That GREE one I mentioned above says it is rated to -31°F which I've never seen for any other one?
https://www.greecomfort.com/our-products/vireo-plus-ultra/
For R32 refrigerant, -31°F outside temp with about -10 °F required lower outside coil temp to absorb any significant heat from outside air would have outside evaporator coil saturation temp pressure for R32 of 17.4 psig.
Inside coil for 72 °F inside air temp requires about 15 °F higher inside condenser coil temp to yield much inside air heating. For R32, this is 87 °F inside condenser coil saturation temp. For R32 this has high side pressure of 269 psig.
For these inside to outside temp deltas, the required compressor compression ratio is (269-14.7 psia) / (17.4-14.7 psia) = 254 psia / 2.7 psia =
compression ratio of 94.
I call BS!. No air conditioner compressor is going to survive very long at a compression ratio of 94, if it could achieve that compression ratio at all.
Not to mention, at that compression ratio there will be little refrigerant mass flow pumping, meaning very little actual BTU's will be generated.
Hyper-heat models run their compressor rpm's higher to achieve higher mass flow to maintain BTU yield, but their compression ratio is not much greater than about 10. Normal summertime cooling mode compression ratio is about 3.

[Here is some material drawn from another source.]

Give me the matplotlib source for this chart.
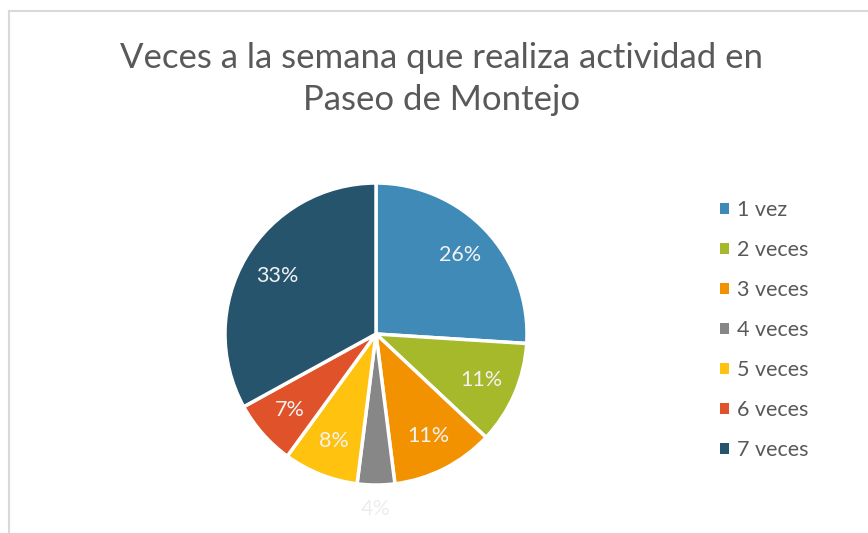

Hyper-heat VFD drive inverter runs its output frequency up to 144 Hz which translates to compressor rpm's of up to 8,500 rpm's maximum versus non-hyper-heat models limit to about 75 Hz which translates to compressor rpm's of 4,500 rpm's maximum. The higher rpm's allows the compressor to maintain refrigerant mass flow pumping rate. Refrigerant mass flow rate translates to BTU's transferred.
You can tell hyper-heat models by their sound at cold outside temperatures. The high rpm compressor sounds like a jet engine.